WORK TO DO:
Transcribe the material exactly. Images do not belong in the copy.

PROVIDED DATA:

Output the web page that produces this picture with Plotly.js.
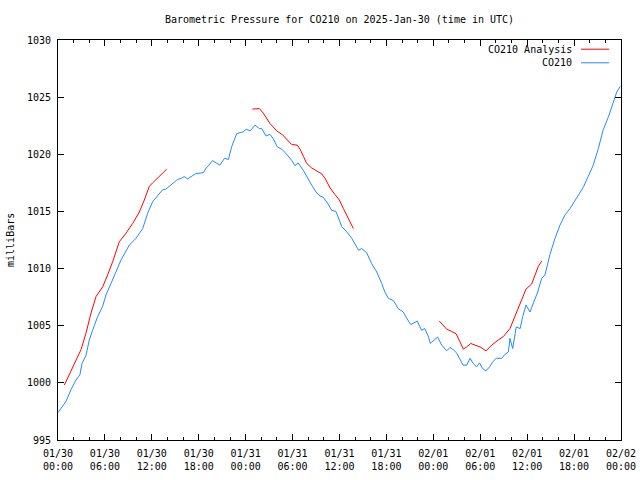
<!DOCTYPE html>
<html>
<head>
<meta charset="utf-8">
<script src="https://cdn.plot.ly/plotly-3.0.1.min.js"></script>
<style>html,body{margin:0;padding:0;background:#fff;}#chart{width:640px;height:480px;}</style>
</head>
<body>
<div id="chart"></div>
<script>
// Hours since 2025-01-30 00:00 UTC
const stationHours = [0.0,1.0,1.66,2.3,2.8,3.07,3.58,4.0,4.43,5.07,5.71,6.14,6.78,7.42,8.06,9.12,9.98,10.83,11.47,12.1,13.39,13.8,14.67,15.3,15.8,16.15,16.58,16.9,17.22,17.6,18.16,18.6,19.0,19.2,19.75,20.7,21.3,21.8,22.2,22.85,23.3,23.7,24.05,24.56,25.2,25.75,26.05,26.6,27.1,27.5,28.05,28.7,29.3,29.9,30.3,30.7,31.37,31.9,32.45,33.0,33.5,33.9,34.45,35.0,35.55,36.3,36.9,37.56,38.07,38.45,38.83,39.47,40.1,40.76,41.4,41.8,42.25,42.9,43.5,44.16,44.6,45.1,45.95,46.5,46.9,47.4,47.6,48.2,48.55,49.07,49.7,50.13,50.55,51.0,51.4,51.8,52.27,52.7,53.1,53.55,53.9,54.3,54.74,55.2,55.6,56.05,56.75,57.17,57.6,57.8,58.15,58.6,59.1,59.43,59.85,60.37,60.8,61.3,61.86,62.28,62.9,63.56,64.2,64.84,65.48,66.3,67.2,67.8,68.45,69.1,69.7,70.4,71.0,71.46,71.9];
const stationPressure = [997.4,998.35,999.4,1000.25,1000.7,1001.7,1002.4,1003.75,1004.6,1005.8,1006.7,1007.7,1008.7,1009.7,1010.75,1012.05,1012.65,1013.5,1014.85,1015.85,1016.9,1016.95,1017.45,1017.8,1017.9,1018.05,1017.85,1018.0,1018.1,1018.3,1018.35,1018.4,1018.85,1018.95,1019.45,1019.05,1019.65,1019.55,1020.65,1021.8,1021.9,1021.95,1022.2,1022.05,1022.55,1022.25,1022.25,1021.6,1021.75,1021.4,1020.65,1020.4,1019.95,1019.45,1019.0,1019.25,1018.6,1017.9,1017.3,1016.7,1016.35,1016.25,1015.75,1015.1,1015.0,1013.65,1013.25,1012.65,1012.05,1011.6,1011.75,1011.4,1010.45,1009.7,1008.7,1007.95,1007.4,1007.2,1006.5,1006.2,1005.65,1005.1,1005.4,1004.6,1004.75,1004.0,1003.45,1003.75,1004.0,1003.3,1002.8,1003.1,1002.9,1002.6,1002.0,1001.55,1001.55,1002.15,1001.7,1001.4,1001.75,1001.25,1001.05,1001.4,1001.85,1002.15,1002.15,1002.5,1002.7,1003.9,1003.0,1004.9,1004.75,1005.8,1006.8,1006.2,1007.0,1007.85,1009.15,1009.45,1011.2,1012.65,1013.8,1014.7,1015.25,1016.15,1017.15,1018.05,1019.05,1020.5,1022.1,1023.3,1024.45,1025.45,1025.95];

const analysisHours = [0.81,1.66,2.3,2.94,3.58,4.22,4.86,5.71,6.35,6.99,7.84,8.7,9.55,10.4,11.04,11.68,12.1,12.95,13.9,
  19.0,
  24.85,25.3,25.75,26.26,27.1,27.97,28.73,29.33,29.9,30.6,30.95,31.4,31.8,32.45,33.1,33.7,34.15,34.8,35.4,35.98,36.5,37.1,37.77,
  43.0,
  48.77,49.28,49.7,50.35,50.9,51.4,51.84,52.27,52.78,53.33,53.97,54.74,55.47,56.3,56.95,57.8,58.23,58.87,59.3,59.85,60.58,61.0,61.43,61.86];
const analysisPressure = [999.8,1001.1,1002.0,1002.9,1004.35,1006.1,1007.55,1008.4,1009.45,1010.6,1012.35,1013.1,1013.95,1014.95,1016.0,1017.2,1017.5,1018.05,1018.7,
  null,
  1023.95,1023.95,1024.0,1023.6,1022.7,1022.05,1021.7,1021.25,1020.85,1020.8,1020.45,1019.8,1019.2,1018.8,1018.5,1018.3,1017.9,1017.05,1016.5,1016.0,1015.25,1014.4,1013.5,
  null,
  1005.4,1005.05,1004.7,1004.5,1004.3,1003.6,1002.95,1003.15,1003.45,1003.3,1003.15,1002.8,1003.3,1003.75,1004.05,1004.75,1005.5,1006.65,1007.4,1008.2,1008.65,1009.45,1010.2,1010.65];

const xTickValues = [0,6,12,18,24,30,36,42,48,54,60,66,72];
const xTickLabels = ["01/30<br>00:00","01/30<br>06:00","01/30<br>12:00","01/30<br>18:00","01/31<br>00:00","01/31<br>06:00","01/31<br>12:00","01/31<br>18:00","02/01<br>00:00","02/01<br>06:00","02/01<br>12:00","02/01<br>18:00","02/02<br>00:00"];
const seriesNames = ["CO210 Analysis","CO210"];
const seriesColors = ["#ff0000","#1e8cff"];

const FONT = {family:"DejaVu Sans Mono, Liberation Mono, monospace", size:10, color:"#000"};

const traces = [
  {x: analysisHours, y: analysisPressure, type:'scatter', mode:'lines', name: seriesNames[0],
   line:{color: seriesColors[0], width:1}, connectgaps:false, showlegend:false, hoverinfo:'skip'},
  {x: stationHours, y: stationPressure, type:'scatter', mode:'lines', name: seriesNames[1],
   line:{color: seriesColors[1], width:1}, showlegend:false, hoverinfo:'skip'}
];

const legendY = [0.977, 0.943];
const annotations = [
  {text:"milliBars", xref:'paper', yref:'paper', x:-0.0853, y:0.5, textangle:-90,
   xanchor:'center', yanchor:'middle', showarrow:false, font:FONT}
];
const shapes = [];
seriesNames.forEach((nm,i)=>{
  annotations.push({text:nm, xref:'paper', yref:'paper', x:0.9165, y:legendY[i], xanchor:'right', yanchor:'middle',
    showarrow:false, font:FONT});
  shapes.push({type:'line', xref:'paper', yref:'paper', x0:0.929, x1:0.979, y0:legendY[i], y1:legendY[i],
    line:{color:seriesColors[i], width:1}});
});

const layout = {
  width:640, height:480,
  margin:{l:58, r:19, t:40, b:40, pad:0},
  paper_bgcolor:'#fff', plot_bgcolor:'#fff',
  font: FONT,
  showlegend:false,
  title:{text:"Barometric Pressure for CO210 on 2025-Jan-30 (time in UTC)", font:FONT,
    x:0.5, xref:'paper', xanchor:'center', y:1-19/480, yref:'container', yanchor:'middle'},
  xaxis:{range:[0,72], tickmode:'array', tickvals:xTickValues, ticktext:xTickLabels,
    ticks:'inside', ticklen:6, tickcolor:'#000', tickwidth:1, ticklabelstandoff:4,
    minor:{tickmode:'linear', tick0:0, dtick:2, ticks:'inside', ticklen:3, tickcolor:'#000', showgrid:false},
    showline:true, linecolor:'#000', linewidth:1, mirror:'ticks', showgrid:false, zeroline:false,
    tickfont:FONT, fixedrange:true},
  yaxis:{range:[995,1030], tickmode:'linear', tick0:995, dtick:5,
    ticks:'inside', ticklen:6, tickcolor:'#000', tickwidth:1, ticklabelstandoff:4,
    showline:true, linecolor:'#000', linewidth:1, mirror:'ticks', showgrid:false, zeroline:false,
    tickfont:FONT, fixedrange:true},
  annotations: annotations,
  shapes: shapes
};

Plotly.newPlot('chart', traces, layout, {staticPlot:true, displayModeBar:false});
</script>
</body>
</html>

COMPLETE ANSWER:
Output the web page that produces this picture with Plotly.js.
<!DOCTYPE html>
<html>
<head>
<meta charset="utf-8">
<script src="https://cdn.plot.ly/plotly-3.0.1.min.js"></script>
<style>html,body{margin:0;padding:0;background:#fff;}#chart{width:640px;height:480px;}</style>
</head>
<body>
<div id="chart"></div>
<script>
// Hours since 2025-01-30 00:00 UTC
const stationHours = [0.0,1.0,1.66,2.3,2.8,3.07,3.58,4.0,4.43,5.07,5.71,6.14,6.78,7.42,8.06,9.12,9.98,10.83,11.47,12.1,13.39,13.8,14.67,15.3,15.8,16.15,16.58,16.9,17.22,17.6,18.16,18.6,19.0,19.2,19.75,20.7,21.3,21.8,22.2,22.85,23.3,23.7,24.05,24.56,25.2,25.75,26.05,26.6,27.1,27.5,28.05,28.7,29.3,29.9,30.3,30.7,31.37,31.9,32.45,33.0,33.5,33.9,34.45,35.0,35.55,36.3,36.9,37.56,38.07,38.45,38.83,39.47,40.1,40.76,41.4,41.8,42.25,42.9,43.5,44.16,44.6,45.1,45.95,46.5,46.9,47.4,47.6,48.2,48.55,49.07,49.7,50.13,50.55,51.0,51.4,51.8,52.27,52.7,53.1,53.55,53.9,54.3,54.74,55.2,55.6,56.05,56.75,57.17,57.6,57.8,58.15,58.6,59.1,59.43,59.85,60.37,60.8,61.3,61.86,62.28,62.9,63.56,64.2,64.84,65.48,66.3,67.2,67.8,68.45,69.1,69.7,70.4,71.0,71.46,71.9];
const stationPressure = [997.4,998.35,999.4,1000.25,1000.7,1001.7,1002.4,1003.75,1004.6,1005.8,1006.7,1007.7,1008.7,1009.7,1010.75,1012.05,1012.65,1013.5,1014.85,1015.85,1016.9,1016.95,1017.45,1017.8,1017.9,1018.05,1017.85,1018.0,1018.1,1018.3,1018.35,1018.4,1018.85,1018.95,1019.45,1019.05,1019.65,1019.55,1020.65,1021.8,1021.9,1021.95,1022.2,1022.05,1022.55,1022.25,1022.25,1021.6,1021.75,1021.4,1020.65,1020.4,1019.95,1019.45,1019.0,1019.25,1018.6,1017.9,1017.3,1016.7,1016.35,1016.25,1015.75,1015.1,1015.0,1013.65,1013.25,1012.65,1012.05,1011.6,1011.75,1011.4,1010.45,1009.7,1008.7,1007.95,1007.4,1007.2,1006.5,1006.2,1005.65,1005.1,1005.4,1004.6,1004.75,1004.0,1003.45,1003.75,1004.0,1003.3,1002.8,1003.1,1002.9,1002.6,1002.0,1001.55,1001.55,1002.15,1001.7,1001.4,1001.75,1001.25,1001.05,1001.4,1001.85,1002.15,1002.15,1002.5,1002.7,1003.9,1003.0,1004.9,1004.75,1005.8,1006.8,1006.2,1007.0,1007.85,1009.15,1009.45,1011.2,1012.65,1013.8,1014.7,1015.25,1016.15,1017.15,1018.05,1019.05,1020.5,1022.1,1023.3,1024.45,1025.45,1025.95];

const analysisHours = [0.81,1.66,2.3,2.94,3.58,4.22,4.86,5.71,6.35,6.99,7.84,8.7,9.55,10.4,11.04,11.68,12.1,12.95,13.9,
  19.0,
  24.85,25.3,25.75,26.26,27.1,27.97,28.73,29.33,29.9,30.6,30.95,31.4,31.8,32.45,33.1,33.7,34.15,34.8,35.4,35.98,36.5,37.1,37.77,
  43.0,
  48.77,49.28,49.7,50.35,50.9,51.4,51.84,52.27,52.78,53.33,53.97,54.74,55.47,56.3,56.95,57.8,58.23,58.87,59.3,59.85,60.58,61.0,61.43,61.86];
const analysisPressure = [999.8,1001.1,1002.0,1002.9,1004.35,1006.1,1007.55,1008.4,1009.45,1010.6,1012.35,1013.1,1013.95,1014.95,1016.0,1017.2,1017.5,1018.05,1018.7,
  null,
  1023.95,1023.95,1024.0,1023.6,1022.7,1022.05,1021.7,1021.25,1020.85,1020.8,1020.45,1019.8,1019.2,1018.8,1018.5,1018.3,1017.9,1017.05,1016.5,1016.0,1015.25,1014.4,1013.5,
  null,
  1005.4,1005.05,1004.7,1004.5,1004.3,1003.6,1002.95,1003.15,1003.45,1003.3,1003.15,1002.8,1003.3,1003.75,1004.05,1004.75,1005.5,1006.65,1007.4,1008.2,1008.65,1009.45,1010.2,1010.65];

const xTickValues = [0,6,12,18,24,30,36,42,48,54,60,66,72];
const xTickLabels = ["01/30<br>00:00","01/30<br>06:00","01/30<br>12:00","01/30<br>18:00","01/31<br>00:00","01/31<br>06:00","01/31<br>12:00","01/31<br>18:00","02/01<br>00:00","02/01<br>06:00","02/01<br>12:00","02/01<br>18:00","02/02<br>00:00"];
const seriesNames = ["CO210 Analysis","CO210"];
const seriesColors = ["#ff0000","#1e8cff"];

const FONT = {family:"DejaVu Sans Mono, Liberation Mono, monospace", size:10, color:"#000"};

const traces = [
  {x: analysisHours, y: analysisPressure, type:'scatter', mode:'lines', name: seriesNames[0],
   line:{color: seriesColors[0], width:1}, connectgaps:false, showlegend:false, hoverinfo:'skip'},
  {x: stationHours, y: stationPressure, type:'scatter', mode:'lines', name: seriesNames[1],
   line:{color: seriesColors[1], width:1}, showlegend:false, hoverinfo:'skip'}
];

const legendY = [0.977, 0.943];
const annotations = [
  {text:"milliBars", xref:'paper', yref:'paper', x:-0.0853, y:0.5, textangle:-90,
   xanchor:'center', yanchor:'middle', showarrow:false, font:FONT}
];
const shapes = [];
seriesNames.forEach((nm,i)=>{
  annotations.push({text:nm, xref:'paper', yref:'paper', x:0.9165, y:legendY[i], xanchor:'right', yanchor:'middle',
    showarrow:false, font:FONT});
  shapes.push({type:'line', xref:'paper', yref:'paper', x0:0.929, x1:0.979, y0:legendY[i], y1:legendY[i],
    line:{color:seriesColors[i], width:1}});
});

const layout = {
  width:640, height:480,
  margin:{l:58, r:19, t:40, b:40, pad:0},
  paper_bgcolor:'#fff', plot_bgcolor:'#fff',
  font: FONT,
  showlegend:false,
  title:{text:"Barometric Pressure for CO210 on 2025-Jan-30 (time in UTC)", font:FONT,
    x:0.5, xref:'paper', xanchor:'center', y:1-19/480, yref:'container', yanchor:'middle'},
  xaxis:{range:[0,72], tickmode:'array', tickvals:xTickValues, ticktext:xTickLabels,
    ticks:'inside', ticklen:6, tickcolor:'#000', tickwidth:1, ticklabelstandoff:4,
    minor:{tickmode:'linear', tick0:0, dtick:2, ticks:'inside', ticklen:3, tickcolor:'#000', showgrid:false},
    showline:true, linecolor:'#000', linewidth:1, mirror:'ticks', showgrid:false, zeroline:false,
    tickfont:FONT, fixedrange:true},
  yaxis:{range:[995,1030], tickmode:'linear', tick0:995, dtick:5,
    ticks:'inside', ticklen:6, tickcolor:'#000', tickwidth:1, ticklabelstandoff:4,
    showline:true, linecolor:'#000', linewidth:1, mirror:'ticks', showgrid:false, zeroline:false,
    tickfont:FONT, fixedrange:true},
  annotations: annotations,
  shapes: shapes
};

Plotly.newPlot('chart', traces, layout, {staticPlot:true, displayModeBar:false});
</script>
</body>
</html>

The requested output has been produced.